1936 – Bernard Gadney (Lion #283, England), Argentina
This was the final time that the Lions would tour South America, and like previous tours, they won every game. Bernard Gadney’s team would score 399 points and concede only 12.
The scrum-half was Leicester’s debut England captain, beginning a proud tradition, and was later selected in his club’s team of the century. In the same year as the tour, Gadney captained England to their first-ever win over the All Blacks, in a match now known as ‘Obolensky’s Game’.
He served as an officer in World War Two and later became a headmaster.
1930 – Carl Aarvold (Lion #230, England), New Zealand
A real character of rugby in England’s North East, centre Aarvold filled in for Prentice for most of the Test series, being British & Irish Lions captain eight times on tour. He top-scored for the Lions with nine tries, but his side were undone by the great New Zealand full-back George Nepia.
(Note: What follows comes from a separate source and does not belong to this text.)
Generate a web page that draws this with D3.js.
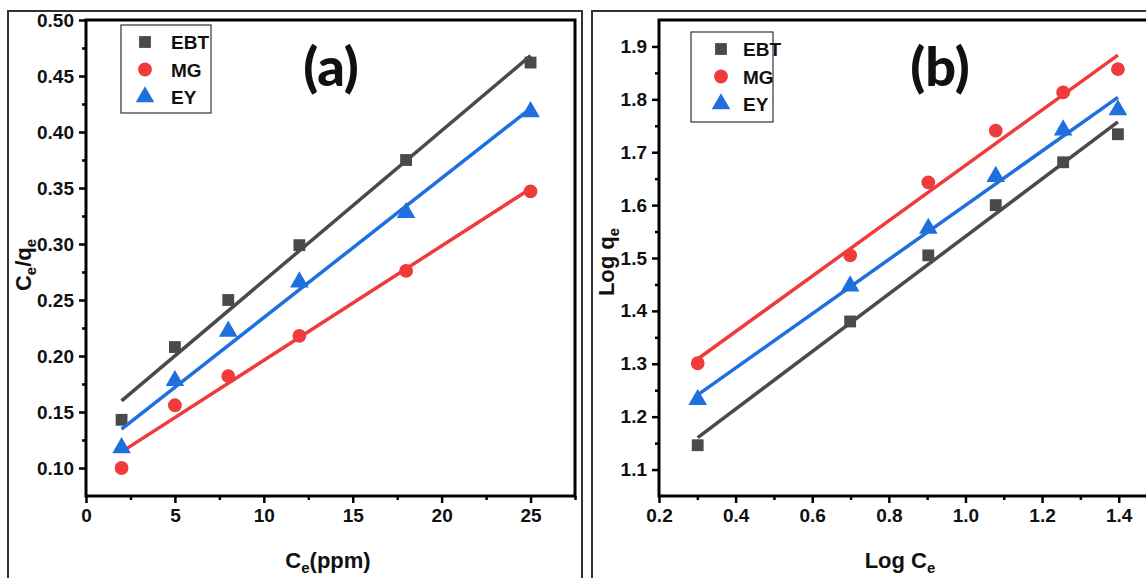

Aarvold’s later life took a few prestigious turns – he was the presiding barrister at the trial of the Kray twins in 1965, was made the senior judge at the Old Bailey and was knighted in 1968. His love apart from rugby was tennis – he was a long-time president of the Lawn Tennis Association.
1930 – Doug Prentice (Lion #276, England), Australia and New Zealand
The aging Prentice wasn’t so much picked for his on-field ability – though a redoubtable Leicester forward in his day – but for his perceived leadership qualities. He’d need all his diplomacy, with New Zealand’s controversial 2-3-2 scrum formation causing a ruckus between the two teams.
He only played in the second Test, refusing to pick himself for any more because didn’t consider his form merited selection. They won the first Test against New Zealand 6-3, but fell to defeat in the next three, as well as by a single point in a one-off Test against Australia.
Prentice stayed in rugby after retirement, managing the Lions on their 1936 tour of Argentina and becoming secretary of the RFU.
1927 – David MacMyn (Lion #249, Scotland), Argentina
Like John Raphael, MacMyn was British & Irish Lions captain on an unofficial tour to Argentina, primarily held for the purpose of giving Argentinean rugby a financial boost. Despite being a second-row, the London Scottish player scored three tries in a clean sweep of wins in the Test series.
A neurosurgeon, he balanced his career with later becoming the 72nd president of the Scottish Rugby Union.
1924 – Ronald Cove-Smith (Lion #201, England), South Africa
The 1924 side were the first team to be given the Lions nickname and were led by Ronald Cove-Smith, a qualified doctor who played at lock. He’d never lost an International in 13 appearances before taking on the captaincy – but this would quickly change.
An injury crisis left his team without any recognised goalkickers, and they’d fall to the worst record of any Lions side. They won only nine games of 21, including a 3-0 defeat in the Test series, although they managed a creditable 3-3 draw in the third match.
Cove-Smith would go on to captain England to the Grand Slam in 1928.